In a wall painting from the tomb of Seti in Abydos (above), Thoth- as psychopomp- initiates the Pharaoh into the mysteries of death by performing the “Opening of the Mouth Ceremony”. This magical rite grants Seti the logos of divine speach so that his soul may recite the necessary God-names to cross the gates of the Duat and ascend to eternity and immortal spiritual existence.
Thoth was later called Hermes by the Hellenized Egyptians (the Hermetic Philosophers) who saw in him the same principle of Gnostic revelation and logos that the early Christian’s saw in Christ. In the Corpus Hermetica, attributed to the Hermes Trismegistus – the third incarnation of Thoth, we find explicit references to logos as the ordering principle, as the “son of God”, and as the Shepard of man (poimandres).
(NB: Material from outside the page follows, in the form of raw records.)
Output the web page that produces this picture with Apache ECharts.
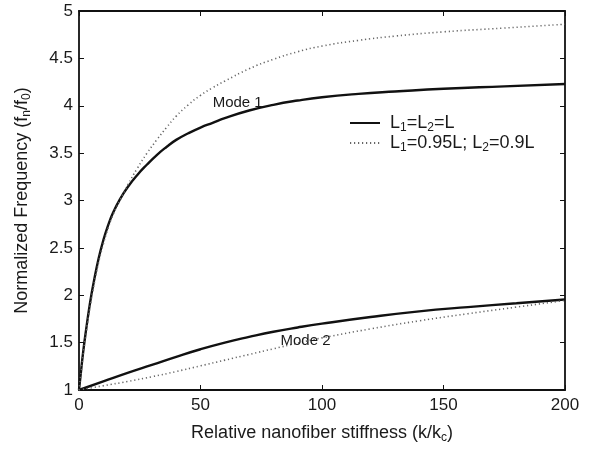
<!DOCTYPE html>
<html>
<head>
<meta charset="utf-8">
<script src="https://cdn.jsdelivr.net/npm/echarts@6/dist/echarts.min.js"></script>
<style>
  html, body { margin: 0; padding: 0; background: #fff; }
  #chart { width: 592px; height: 449px; }
</style>
</head>
<body>
<div id="chart"></div>
<script>
// stiffness values (k/kc) where the curves were read
var xMode1 = [0, 1, 2, 3, 4, 5, 6, 8, 10, 12, 14, 17, 20, 24, 28, 32, 36, 40, 45, 50, 55, 60, 70, 80, 90, 100, 115, 130, 150, 175, 200];
var xMode2 = [0, 10, 20, 30, 40, 50, 60, 70, 80, 90, 100, 120, 140, 160, 180, 200];

// mode 1, equal lengths (solid) and unequal lengths (dotted)
var mode1Equal   = [1.00, 1.24, 1.46, 1.65, 1.83, 1.99, 2.13, 2.38, 2.58, 2.74, 2.87, 3.02, 3.14, 3.27, 3.38, 3.48, 3.565, 3.64, 3.71, 3.77, 3.82, 3.87, 3.95, 4.01, 4.055, 4.09, 4.125, 4.15, 4.18, 4.205, 4.23];
var mode1Unequal = [1.00, 1.22, 1.43, 1.62, 1.79, 1.95, 2.09, 2.34, 2.54, 2.71, 2.85, 3.01, 3.16, 3.34, 3.50, 3.64, 3.77, 3.89, 4.01, 4.11, 4.19, 4.26, 4.39, 4.49, 4.57, 4.63, 4.69, 4.735, 4.78, 4.82, 4.86];

// mode 2
var mode2Equal   = [1.00, 1.09, 1.18, 1.265, 1.35, 1.43, 1.50, 1.56, 1.615, 1.66, 1.70, 1.77, 1.83, 1.875, 1.915, 1.955];
var mode2Unequal = [1.00, 1.045, 1.09, 1.14, 1.195, 1.255, 1.315, 1.375, 1.435, 1.495, 1.55, 1.645, 1.73, 1.805, 1.875, 1.945];

var legendNames = ['equal', 'unequal'];

function pairs(xs, ys) {
  var out = [];
  for (var i = 0; i < xs.length; i++) {
    out.push([xs[i], ys[i]]);
  }
  return out;
}

var FONT = '"Liberation Sans", Arial, Helvetica, sans-serif';
var textCol = '#1a1a1a';

var legendRich = {
  n: { fontSize: 18, fontFamily: FONT, color: textCol },
  s: { fontSize: 12, fontFamily: FONT, color: textCol, padding: [10, 0, 0, 0] }
};
var titleRich = {
  n: { fontSize: 18, fontFamily: FONT, color: textCol },
  s: { fontSize: 12, fontFamily: FONT, color: textCol, padding: [10, 0, 0, 0] }
};

var solidStyle = { color: '#111', width: 2.4, type: 'solid' };
var dotStyle = { color: '#666', width: 1.6, type: [1.2, 2.8] };

function lineSeries(name, data, style) {
  return {
    name: name,
    type: 'line',
    data: data,
    showSymbol: false,
    symbol: 'none',
    smooth: 0.5,
    lineStyle: style,
    itemStyle: { color: style.color },
    animation: false,
    silent: true
  };
}

var myChart = echarts.init(document.getElementById('chart'), null, { renderer: 'canvas' });

var s1 = lineSeries('equal', pairs(xMode1, mode1Equal), solidStyle);
// "Mode 1" / "Mode 2" annotations
s1.markPoint = {
  symbol: 'circle',
  symbolSize: 0,
  silent: true,
  label: {
    show: true,
    position: 'inside',
    fontSize: 15,
    fontFamily: FONT,
    color: textCol
  },
  data: [
    { coord: [65.3, 4.03], value: 'Mode 1', label: { formatter: 'Mode 1' } },
    { coord: [93.2, 1.52], value: 'Mode 2', label: { formatter: 'Mode 2' } }
  ]
};

var option = {
  backgroundColor: '#fff',
  animation: false,
  grid: { left: 79, right: 27, top: 11, bottom: 55, containLabel: false },
  legend: {
    data: legendNames,
    orient: 'vertical',
    left: 349,
    top: 114,
    padding: 0,
    itemWidth: 30,
    itemHeight: 14,
    itemGap: 0,
    selectedMode: false,
    itemStyle: { opacity: 0 },
    formatter: function (name) {
      if (name === 'equal') {
        return '{n|L}{s|1}{n|=L}{s|2}{n|=L}';
      }
      return '{n|L}{s|1}{n|=0.95L; L}{s|2}{n|=0.9L}';
    },
    textStyle: { rich: legendRich, padding: [0, 0, 0, 5] }
  },
  xAxis: [
    {
      type: 'value',
      position: 'bottom',
      min: 0,
      max: 200,
      interval: 50,
      axisLine: { lineStyle: { color: '#111', width: 1.8 } },
      axisTick: { inside: true, length: 5, lineStyle: { color: '#111', width: 1 } },
      splitLine: { show: false },
      axisLabel: { fontSize: 17, fontFamily: FONT, color: textCol, margin: 7 },
      name: '{n|Relative nanofiber stiffness (k/k}{s|c}{n|)}',
      nameLocation: 'middle',
      nameGap: 32,
      nameTextStyle: { rich: titleRich }
    },
    {
      type: 'value',
      position: 'top',
      min: 0,
      max: 200,
      interval: 50,
      axisLine: { onZero: false, lineStyle: { color: '#111', width: 1.8 } },
      axisTick: { inside: true, length: 5, lineStyle: { color: '#111', width: 1 } },
      splitLine: { show: false },
      axisLabel: { show: false }
    }
  ],
  yAxis: [
    {
      type: 'value',
      position: 'left',
      min: 1,
      max: 5,
      interval: 0.5,
      axisLine: { show: true, onZero: false, lineStyle: { color: '#111', width: 1.8 } },
      axisTick: { show: true, inside: true, length: 5, lineStyle: { color: '#111', width: 1 } },
      splitLine: { show: false },
      axisLabel: { fontSize: 17, fontFamily: FONT, color: textCol, margin: 6 },
      name: '{n|Normalized Frequency (f}{s|n}{n|/f}{s|0}{n|)}',
      nameLocation: 'middle',
      nameRotate: 90,
      nameGap: 46,
      nameTextStyle: { rich: titleRich }
    },
    {
      type: 'value',
      position: 'right',
      min: 1,
      max: 5,
      interval: 0.5,
      axisLine: { show: true, onZero: false, lineStyle: { color: '#111', width: 1.8 } },
      axisTick: { show: true, inside: true, length: 5, lineStyle: { color: '#111', width: 1 } },
      splitLine: { show: false },
      axisLabel: { show: false }
    }
  ],
  series: [
    s1,
    lineSeries('unequal', pairs(xMode1, mode1Unequal), dotStyle),
    lineSeries('equal', pairs(xMode2, mode2Equal), solidStyle),
    lineSeries('unequal', pairs(xMode2, mode2Unequal), dotStyle)
  ]
};

myChart.setOption(option);
</script>
</body>
</html>
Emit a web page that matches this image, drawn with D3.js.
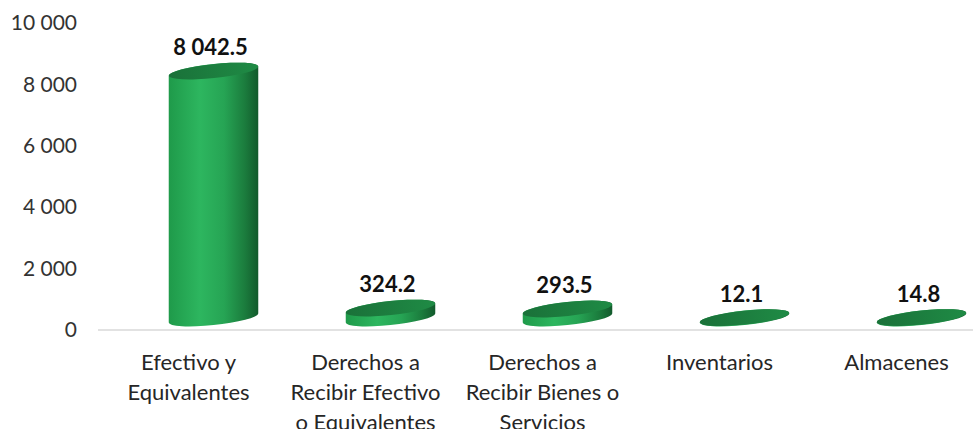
<!DOCTYPE html>
<html>
<head>
<meta charset="utf-8">
<script src="https://cdn.jsdelivr.net/npm/d3@7"></script>
<style>
  body { margin: 0; background: #fff; }
  svg { display: block; font-family: Lato, "Open Sans", sans-serif; }
</style>
</head>
<body>
<script>
var width = 973,
    height = 429;

// data
var categories = ["Efectivo y Equivalentes", "Derechos a Recibir Efectivo o Equivalentes",
                  "Derechos a Recibir Bienes o Servicios", "Inventarios", "Almacenes"];
var labelLines = [["Efectivo y", "Equivalentes"],
                  ["Derechos a", "Recibir Efectivo", "o Equivalentes"],
                  ["Derechos a", "Recibir Bienes o", "Servicios"],
                  ["Inventarios"],
                  ["Almacenes"]];
var values = [8042.5, 324.2, 293.5, 12.1, 14.8];
var yTicks = [0, 2000, 4000, 6000, 8000, 10000];

var locale = d3.formatLocale({ decimal: ".", thousands: " ", grouping: [3], currency: ["", ""] });
var tickFmt = locale.format(",");
var valFmt = locale.format(",.1f");

var depthX = 25, depthY = 12;   // 3d offset of the bars
var rx = 45, ry = 7, tilt = -6;  // ellipse shape

var x = d3.scaleBand()
  .domain(categories)
  .range([100, 985]);

var y = d3.scaleLinear()
  .domain([0, 10000])
  .range([330, 23]);

var svg = d3.select("body").append("svg")
  .attr("width", width)
  .attr("height", height);

var defs = svg.append("defs");
var sideGrad = defs.append("linearGradient").attr("id", "side").attr("x1", 0).attr("x2", 1);
[["0%", "#1f9a4a"], ["35%", "#2db65f"], ["62%", "#26a454"], ["85%", "#1b7c3d"], ["100%", "#125a2c"]]
  .forEach(function(s) { sideGrad.append("stop").attr("offset", s[0]).attr("stop-color", s[1]); });
var topGrad = defs.append("linearGradient").attr("id", "topface").attr("x1", 0).attr("x2", 1);
[["0%", "#1a7139"], ["100%", "#1f8b45"]]
  .forEach(function(s) { topGrad.append("stop").attr("offset", s[0]).attr("stop-color", s[1]); });

// y axis
svg.append("g")
  .attr("transform", "translate(80,0)")
  .call(d3.axisLeft(y).tickValues(yTicks).tickSize(0).tickPadding(3).tickFormat(tickFmt))
  .call(function(g) { g.select(".domain").remove(); })
  .selectAll("text")
    .attr("font-family", "Lato")
    .attr("font-size", 21)
    .attr("fill", "#333");

svg.append("line")
  .attr("x1", 98).attr("x2", width)
  .attr("y1", y(0)).attr("y2", y(0))
  .attr("stroke", "#d9d9d9")
  .attr("stroke-width", 1.5);

// points where the rotated ellipse has a vertical tangent
var th = tilt * Math.PI / 180;
var t0 = Math.atan2(-ry * Math.sin(th), rx * Math.cos(th));
function pt(cx, cy, t) {
  return [cx + rx * Math.cos(t) * Math.cos(th) - ry * Math.sin(t) * Math.sin(th),
          cy + rx * Math.cos(t) * Math.sin(th) + ry * Math.sin(t) * Math.cos(th)];
}
function tangents(cx, cy) {
  var a = pt(cx, cy, t0), b = pt(cx, cy, t0 + Math.PI);
  return a[0] < b[0] ? [a, b] : [b, a];
}

var bars = svg.append("g").selectAll("g")
  .data(values)
  .enter().append("g");

bars.append("path")
  .attr("fill", "url(#side)")
  .attr("d", function(d, i) {
    var cx = x(categories[i]) + x.bandwidth() / 2 + depthX,
        yb = y(0) - depthY, yt = y(d) - depthY;
    var b = tangents(cx, yb), t = tangents(cx, yt);
    return "M" + t[0] + "L" + b[0] +
      "A" + rx + "," + ry + " " + tilt + " 0 0 " + b[1] +
      "L" + t[1] +
      "A" + rx + "," + ry + " " + tilt + " 0 0 " + t[0] + "Z";
  });

bars.append("ellipse")
  .attr("fill", "url(#topface)")
  .attr("rx", rx).attr("ry", ry)
  .attr("transform", function(d, i) {
    var cx = x(categories[i]) + x.bandwidth() / 2 + depthX;
    return "translate(" + cx + "," + (y(d) - depthY) + ") rotate(" + tilt + ")";
  });

bars.append("text")
  .attr("x", function(d, i) { return x(categories[i]) + x.bandwidth() / 2 + depthX - 3; })
  .attr("y", function(d) { return y(d) - depthY - 16; })
  .attr("text-anchor", "middle")
  .attr("font-size", 22)
  .attr("font-weight", "bold")
  .attr("fill", "#111")
  .text(function(d) { return valFmt(d); });

// category labels
svg.append("g").selectAll("text")
  .data(categories)
  .enter().append("text")
    .attr("x", function(d) { return x(d) + x.bandwidth() / 2; })
    .attr("y", 370)
    .attr("text-anchor", "middle")
    .attr("font-size", 22)
    .attr("fill", "#262626")
    .each(function(d, i) {
      var t = d3.select(this);
      labelLines[i].forEach(function(l, j) {
        t.append("tspan")
          .attr("x", x(d) + x.bandwidth() / 2)
          .attr("dy", j ? 30 : 0)
          .text(l);
      });
    });
</script>
</body>
</html>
‘That Light.’ [Poimandres] said, ‘is I, even Mind, the first God, who was before the watery substance which appeared out of the darkness; and the Logos which came forth from the Light is son of God.’… ‘Learn my meaning,’ said he, ‘by looking at what you yourself have in you; for in you too, the logos is son, and the mind is father of the logos’…The watery substance, having received the Logos, was fashioned into an ordered world (Kosmos), the elements being separated out from it…’ (Corpus Hermetica, Libellus I)
Throughout the classical Greco-Roman world (c.a. 800 BCE – AD 500), the teachings of logos were transmitted by the initiates of the Orphic-Pythagorean Mysteries and later with the Mithraitic, Bacchic, and early Christian Cults. The initiates into these Mysteries learned the Pythagorean universal harmonia of mathematics, astronomy, geometry, and music. Through mythic symbols and mythic narratives, the patterns and underlying order of Kosmos was unveiled to the initiate as perpetual manifestation of harmonic logos.
For the initiated into the doctrine of logos the knowledge of Harmonia is beyond mere episteme; it is an ontological experience directly related to the nature of being. To understand and know the universe, one has to first understand and know oneself.